Eis o segredo do seu acervo. O empresário brasileiro entra em contato com essas pessoas e custeia tudo para trazer para o Brasil. “Nós deixamos claro que isso terá uma utilidade, que será algo público”, afirma ele, que utiliza a sua estrutura de logística da transportadora para cultivar o hobby que adotou para a sua vida. No Brasil, ele conta com a ajuda de amigos e conhecidos, cientes do projeto, que o indicam quando sabem de doações disponíveis.
Mesmo assim, o foco principal dele é a preservação da cultura da música brasileira. Por isso, conta com um time de estudantes de História que atuam como estagiários. O trabalho, por enquanto, é voltado à catalogação dos discos, que pode chegar a até 1.000 exemplares por dia. “São dois turnos, com oito estagiários em cada um.” Mesmo nesse ritmo, a quantidade de álbuns que chegam aos depósitos não para de crescer.

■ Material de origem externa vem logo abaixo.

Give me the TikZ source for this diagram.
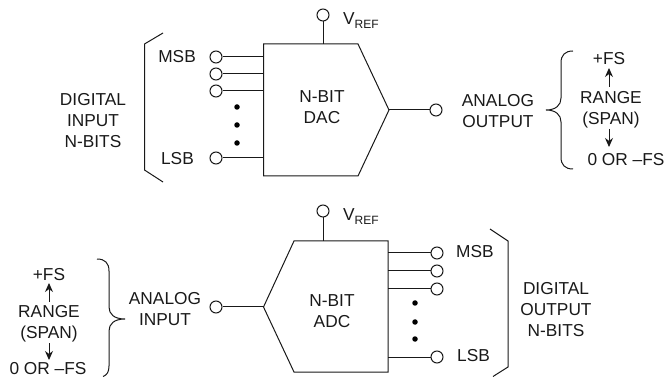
\documentclass[tikz,border=0pt]{standalone}
\usepackage{fontspec}
\setmainfont{Liberation Sans}
\usetikzlibrary{calc}
\usetikzlibrary{arrows.meta}
\definecolor{ink}{gray}{0.1}
\newcommand{\vrefsub}{V\raisebox{-3.5pt}{\fontsize{12}{12}\selectfont REF}}
\tikzset{
    term/.style={draw=ink,line width=1pt,circle,fill=white,minimum size=12pt,inner sep=0pt},
    lab/.style={inner sep=0pt,align=center,text=ink,font=\fontsize{17.3}{21}\selectfont},
    dotb/.style={circle,fill=black,minimum size=5.5pt,inner sep=0pt},
    wire/.style={draw=ink,line width=1pt}
}

\begin{document}
\begin{tikzpicture}[>={Stealth[length=9pt,width=8pt]},x=1pt,y=-1pt]
    \useasboundingbox (0,0) rectangle (665,377);
    % draw the dac
    \coordinate (dacw) at (263.5,44);
    \coordinate (dace) at (358,44);
    \coordinate (dactip) at (389,110);
    \coordinate (dacse) at (358,176);
    \coordinate (dacsw) at (263.5,176);
    \draw[wire] (dacw) -- (dace) -- (dactip) -- (dacse) -- (dacsw) -- cycle;
    \node[lab] (dacname) at (322,107.5) {N-BIT\\DAC};
    \node[term] (dacref) at (323,15) {};
    \node[lab,anchor=base west] (dacreflab) at (343,25) {\vrefsub};
    \draw[wire] (dacref) -- (dacref |- dacw);
    \foreach \i/\y in {1/57,2/74,3/91,4/158}
    {
        \node[term] (dacin\i) at (216,\y) {};
        \draw[wire] (dacin\i) -- (dacin\i -| dacw);
    }
    \foreach \i/\y in {1/107,2/125,3/143}
        \node[dotb] (dacdot\i) at (237,\y) {};
    \node[lab,anchor=east] (dacmsb) at (196,57) {MSB};
    \node[lab,anchor=east] (daclsb) at (194,159) {LSB};
    \draw[wire] (163,33) -- (144.5,44) -- (144.5,170) -- (163,182);
    \node[lab] (dacdig) at (93,120.5) {DIGITAL\\INPUT\\N-BITS};
    \node[term] (dacout) at (436,110) {};
    \draw[wire] (dactip) -- (dacout);
    \node[lab] (dacoutlab) at (498,111.5) {ANALOG\\OUTPUT};
    % the range brace on the right
    \draw[wire] (573,51) .. controls (565,51) and (561,55) .. (561,63) -- (561,98)
        .. controls (561,105) and (556,110) .. (546,110)
        .. controls (556,110) and (561,115) .. (561,122) -- (561,157)
        .. controls (561,165) and (565,169) .. (573,169);
    \node[lab] (dacfs) at (609,59) {+FS};
    \node[lab] (dacrange) at (611,109.5) {RANGE\\(SPAN)};
    \node[lab] (daczero) at (626,160) {0 OR --FS};
    \coordinate (dacup) at (609,87);
    \coordinate (dacuptip) at (609,68);
    \coordinate (dacdown) at (609,129);
    \coordinate (dacdowntip) at (609,147);
    \draw[wire,->] (dacup) -- (dacuptip);
    \draw[wire,->] (dacdown) -- (dacdowntip);
    % draw the adc
    \coordinate (adctip) at (263.5,307);
    \coordinate (adcw) at (294,241);
    \coordinate (adce) at (388,241);
    \coordinate (adcse) at (388,372);
    \coordinate (adcsw) at (294,372);
    \draw[wire] (adctip) -- (adcw) -- (adce) -- (adcse) -- (adcsw) -- cycle;
    \node[lab] (adcname) at (332,311) {N-BIT\\ADC};
    \node[term] (adcref) at (323,211) {};
    \node[lab,anchor=base west] (adcreflab) at (343,221) {\vrefsub};
    \draw[wire] (adcref) -- (adcref |- adcw);
    \foreach \i/\y in {1/253,2/271,3/289,4/357}
    {
        \node[term] (adcout\i) at (437,\y) {};
        \draw[wire] (adcout\i) -- (adcout\i -| adce);
    }
    \foreach \i/\y in {1/303,2/322,3/339}
        \node[dotb] (adcdot\i) at (415,\y) {};
    \node[lab,anchor=west] (adcmsb) at (456,252) {MSB};
    \node[lab,anchor=west] (adclsb) at (457,356) {LSB};
    \draw[wire] (490,229) -- (508,241) -- (508,367) -- (493,376.5);
    \node[lab] (adcdig) at (556,310) {DIGITAL\\OUTPUT\\N-BITS};
    \node[term] (adcin) at (216,307) {};
    \draw[wire] (adcin) -- (adctip);
    \node[lab] (adcinlab) at (165,309) {ANALOG\\INPUT};
    % the range brace on the left
    \draw[wire] (97,259) .. controls (105,259) and (109,263) .. (109,271) -- (109,307)
        .. controls (109,314) and (114,319) .. (125,319)
        .. controls (114,319) and (109,324) .. (109,331) -- (109,366)
        .. controls (109,372) and (107,375) .. (103,376.5);
    \node[lab] (adcfs) at (49,275) {+FS};
    \node[lab] (adcrange) at (49,324) {RANGE\\(SPAN)};
    \node[lab] (adczero) at (48,368.5) {0 OR --FS};
    \coordinate (adcup) at (49,302);
    \coordinate (adcuptip) at (49,283);
    \coordinate (adcdown) at (49,343);
    \coordinate (adcdowntip) at (49,360);
    \draw[wire,->] (adcup) -- (adcuptip);
    \draw[wire,->] (adcdown) -- (adcdowntip);
\end{tikzpicture}
\end{document}
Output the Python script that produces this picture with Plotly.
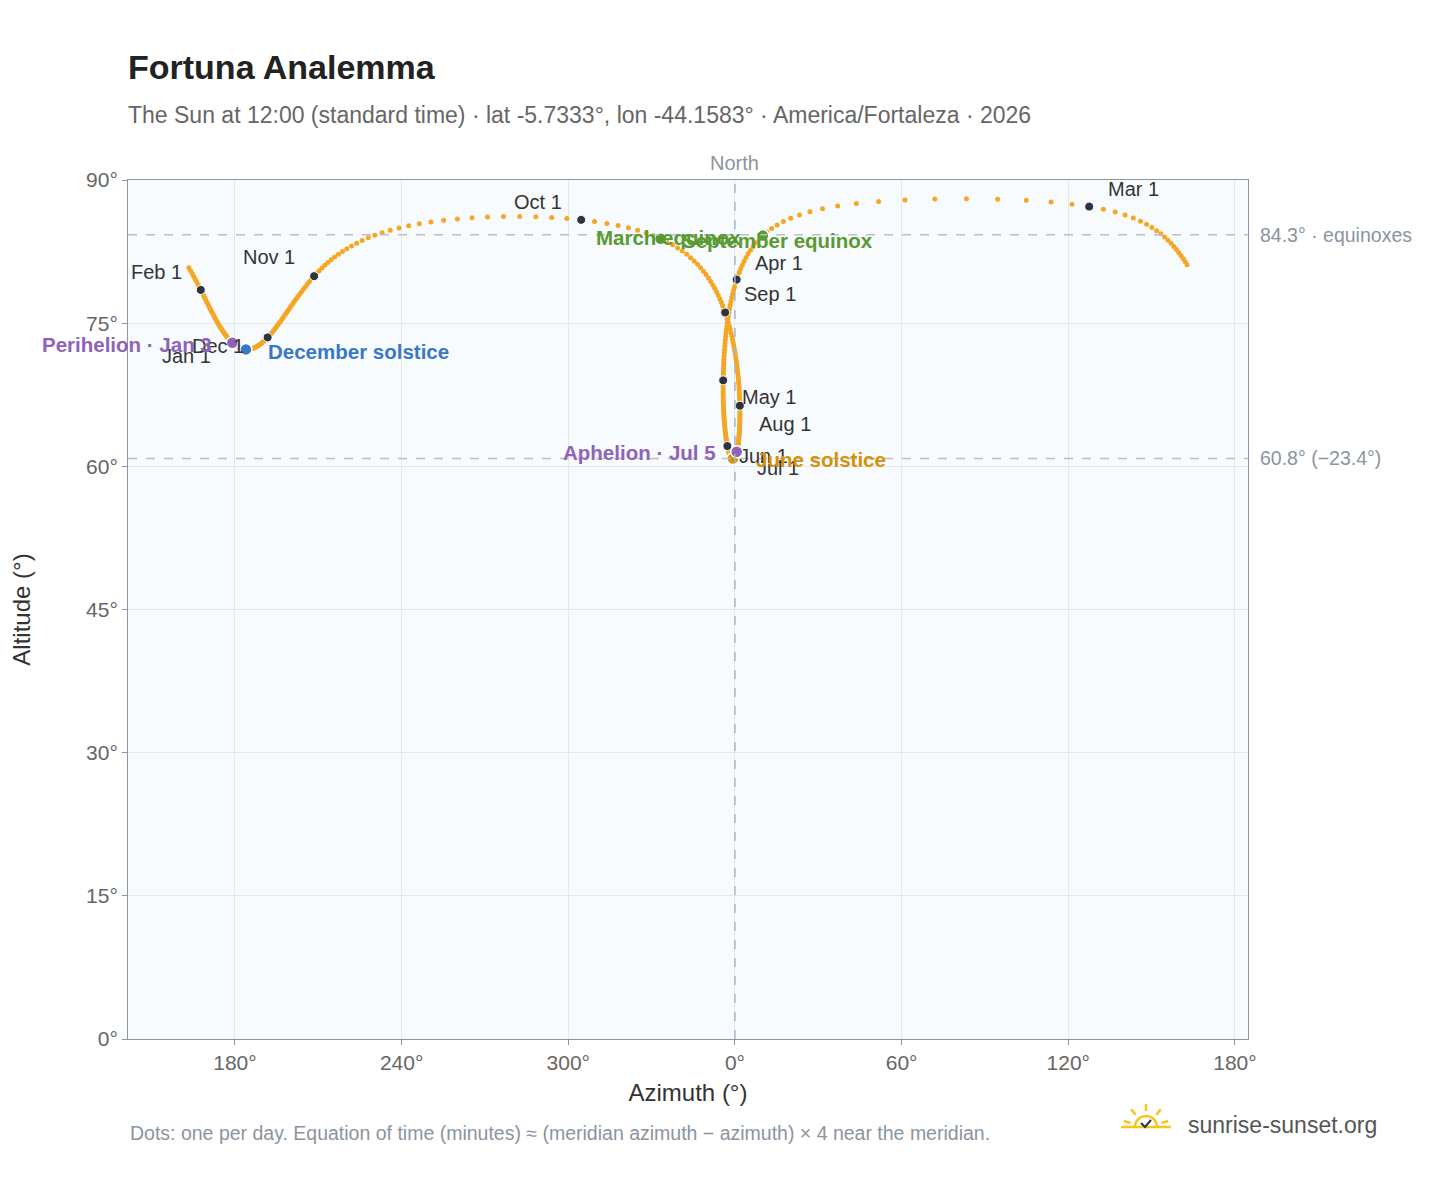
import math, datetime
import numpy as np
import plotly.graph_objects as go

LAT, LON = -5.7333, -44.1583
YEAR = 2026
UTC_OFFSET = -3
AZ_CUT = 163.4
months = ["Jan","Feb","Mar","Apr","May","Jun","Jul","Aug","Sep","Oct","Nov","Dec"]
# label offsets (px) for month-1st markers
month_ax = [-48, -44, 44, 42, 46, 36, 42, 45, 45, -43, -45, -50]
month_ay = [12, -18, -18, -17, 17, 10, 13, 18, -18, -18, -19, 9]
events = [("March equinox", 3, 20, "#5a9a32", -94, 2),
          ("September equinox", 9, 23, "#5a9a32", 117, 2),
          ("June solstice", 6, 21, "#d4920a", 88, 1),
          ("December solstice", 12, 21, "#3a78c4", 113, 2),
          ("Perihelion · Jan 3", 1, 3, "#8e63b8", -105, 2),
          ("Aphelion · Jul 5", 7, 5, "#8e63b8", -97, 1)]
tick_vals = [-180, -120, -60, 0, 60, 120, 180]
tick_text = ["180°", "240°", "300°", "0°", "60°", "120°", "180°"]

def sunpos(dt):
    n = (dt - datetime.datetime(2000, 1, 1, 12)).total_seconds() / 86400.0
    g = math.radians((357.529 + 0.98560028 * n) % 360)
    q = 280.459 + 0.98564736 * n
    L = math.radians((q + 1.915 * math.sin(g) + 0.020 * math.sin(2 * g)) % 360)
    e = math.radians(23.439 - 0.00000036 * n)
    ra = math.degrees(math.atan2(math.cos(e) * math.sin(L), math.cos(L)))
    dec = math.asin(math.sin(e) * math.sin(L))
    gmst = (280.46061837 + 360.98564736629 * n) % 360
    H = math.radians((gmst + LON - ra) % 360)
    lat = math.radians(LAT)
    alt = math.asin(math.sin(lat) * math.sin(dec) + math.cos(lat) * math.cos(dec) * math.cos(H))
    az = math.degrees(math.atan2(-math.cos(dec) * math.sin(H),
                                 math.sin(dec) * math.cos(lat) - math.cos(dec) * math.cos(H) * math.sin(lat))) % 360
    return az, math.degrees(alt)

dates = [datetime.date(YEAR, 1, 1) + datetime.timedelta(days=i) for i in range(365)]
pos = [sunpos(datetime.datetime(d.year, d.month, d.day, 12 - UTC_OFFSET)) for d in dates]
az = np.array([p[0] for p in pos]); alt = np.array([p[1] for p in pos])
x = np.where(az < AZ_CUT, az, az - 360)
idx = {d: k for k, d in enumerate(dates)}

fig = go.Figure()
fig.add_trace(go.Scatter(x=x, y=alt, mode="markers", marker=dict(size=5, color="#f5a623"), hoverinfo="skip"))
mi = [idx[datetime.date(YEAR, m, 1)] for m in range(1, 13)]
fig.add_trace(go.Scatter(x=x[mi], y=alt[mi], mode="markers",
                         marker=dict(size=9, color="#2d3440", line=dict(color="white", width=1))))
for k, m in enumerate(mi):
    fig.add_annotation(x=x[m], y=alt[m], text=f"{months[k]} 1", showarrow=True, arrowcolor="rgba(0,0,0,0)",
                       ax=month_ax[k], ay=month_ay[k], font=dict(size=20, color="#333"))
for name, mo, da, col, ax, ay in events:
    k = idx[datetime.date(YEAR, mo, da)]
    fig.add_trace(go.Scatter(x=[x[k]], y=[alt[k]], mode="markers",
                             marker=dict(size=12, color=col, line=dict(color="white", width=1.5))))
    fig.add_annotation(x=x[k], y=alt[k], text=f"<b>{name}</b>", showarrow=True, arrowcolor="rgba(0,0,0,0)",
                       ax=ax, ay=ay, font=dict(size=20.5, color=col))

eq = 90 - abs(LAT); sol = 90 - abs(LAT) - 23.44
for yv, lab in [(eq, f"{eq:.1f}° · equinoxes"), (sol, f"{sol:.1f}° (−23.4°)")]:
    fig.add_hline(y=yv, line=dict(color="#b8c0ca", dash="dash", width=1.5))
    fig.add_annotation(x=1, xref="paper", y=yv, text=lab, showarrow=False, xanchor="left", xshift=10,
                       font=dict(size=19.5, color="#8a94a0"))
fig.add_vline(x=0, line=dict(color="#a9b6c4", dash="dash", width=1.5))
fig.add_annotation(x=0, y=1, yref="paper", text="North", showarrow=False, yanchor="bottom", yshift=4,
                   font=dict(size=20, color="#8a94a0"))

def px(xp): return (xp - 128) / 1120
def py(yp): return (1039 - yp) / 859

fig.add_annotation(xref="paper", yref="paper", x=0, y=py(1133), text="Dots: one per day. Equation of time (minutes) ≈ (meridian azimuth − azimuth) × 4 near the meridian.",
                   showarrow=False, xanchor="left", yanchor="middle", font=dict(size=19.5, color="#8a94a0"))
fig.add_annotation(xref="paper", yref="paper", x=px(1379), y=py(1125), text="sunrise-sunset.org", showarrow=False,
                   xanchor="right", yanchor="middle", font=dict(size=23, color="#555"))

# sun logo
cx, cy, r = 1146, 1127, 11
pts = [(cx + r * math.cos(math.radians(a)), cy - r * math.sin(math.radians(a))) for a in range(0, 181, 10)]
fig.add_shape(type="path", xref="paper", yref="paper",
              path="M " + " L ".join(f"{px(a)} {py(b)}" for a, b in pts), line=dict(color="#f5c518", width=2.5))
for a in [15, 50, 90, 130, 165]:
    ra = math.radians(a)
    fig.add_shape(type="line", xref="paper", yref="paper",
                  x0=px(cx + 16 * math.cos(ra)), y0=py(cy - 16 * math.sin(ra)),
                  x1=px(cx + 23 * math.cos(ra)), y1=py(cy - 23 * math.sin(ra)),
                  line=dict(color="#f5c518", width=2.5))
fig.add_shape(type="line", xref="paper", yref="paper", x0=px(cx - 25), x1=px(cx + 25), y0=py(cy), y1=py(cy),
              line=dict(color="#f5c518", width=2.5))
fig.add_shape(type="path", xref="paper", yref="paper",
              path=f"M {px(cx-5)} {py(cy-4)} L {px(cx-1)} {py(cy)} L {px(cx+5)} {py(cy-7)}",
              line=dict(color="#2d3440", width=2))

fig.update_layout(
    width=1448, height=1188, showlegend=False, paper_bgcolor="white", plot_bgcolor="#f8fbfe",
    margin=dict(l=120, r=208, t=172, b=157, autoexpand=False),
    font=dict(family="Liberation Sans, Arial, sans-serif"),
    title=dict(text="<b>Fortuna Analemma</b><br><span style='font-size:23px;color:#666'>The Sun at 12:00 (standard time) · lat -5.7333°, lon -44.1583° · America/Fortaleza · 2026</span>",
               x=0, xref="paper", xanchor="left", y=0.94, yanchor="top", font=dict(size=34, color="#222")),
    xaxis=dict(range=[-218.5, 184.7], tickvals=tick_vals, ticktext=tick_text, showgrid=True, gridcolor="#e3e8ee",
               zeroline=False, showline=True, linecolor="#8a96a6", mirror=True, ticks="outside", ticklen=5,
               tickcolor="#8a96a6", tickfont=dict(size=21, color="#666"), automargin=False,
               title=dict(text="Azimuth (°)", font=dict(size=24, color="#333"), standoff=10)),
    yaxis=dict(range=[0, 90], dtick=15, ticksuffix="°", showgrid=True, gridcolor="#e3e8ee", zeroline=False,
               showline=True, linecolor="#8a96a6", mirror=True, ticks="outside", ticklen=5, tickcolor="#8a96a6",
               tickfont=dict(size=21, color="#666"), automargin=False,
               title=dict(text="Altitude (°)", font=dict(size=24, color="#333"), standoff=50)),
)
fig.write_html("out.html")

“Nossa catalogação é bem simples: apenas o nome do disco, artista e selo, além de notas de detalhes, dedicatórias ou peculiaridades”, conta. O problema é quando não conseguem entender quem é o artista e qual é o nome do disco, ou quando os discos são de outros países e estão escritos em russo, japonês ou árabe. “A sorte é que alguns estagiários entendem um pouco de russo ou alemão”. Normalmente eles encontram o disco nas buscas pela internet, mas em último caso, Freitas coloca uma anotação na nota do catálogo explicando “que foi como um ‘chute’. Sou eu quem decide como colocar o nome e o álbum em casos extremos”.
Sobre procurar discos em outros países, ou viajar atrás deles, Freitas é categórico: “Nunca viajei atrás de discos”. Inclusive, quando viaja, procura ficar longe das lojas de LPs. Traz apenas alguns CDs, que ele costuma ouvir. Ele também coleciona essas bolachas digitais, embora não tenha tantos quanto discos de vinil. São mais de 100.000 CDs, adquiridos em compras ou doações. Sobre as preferências, o empresário varia de acordo com o momento. Na semana passada, por exemplo, tinha a bordo do seu carro três CDs, brasileiros, claro: Eu me transformo em outra, de Zélia Duncan, Coisas de Djavan, de Rosa Passos, e Pietá, de Milton Nascimento.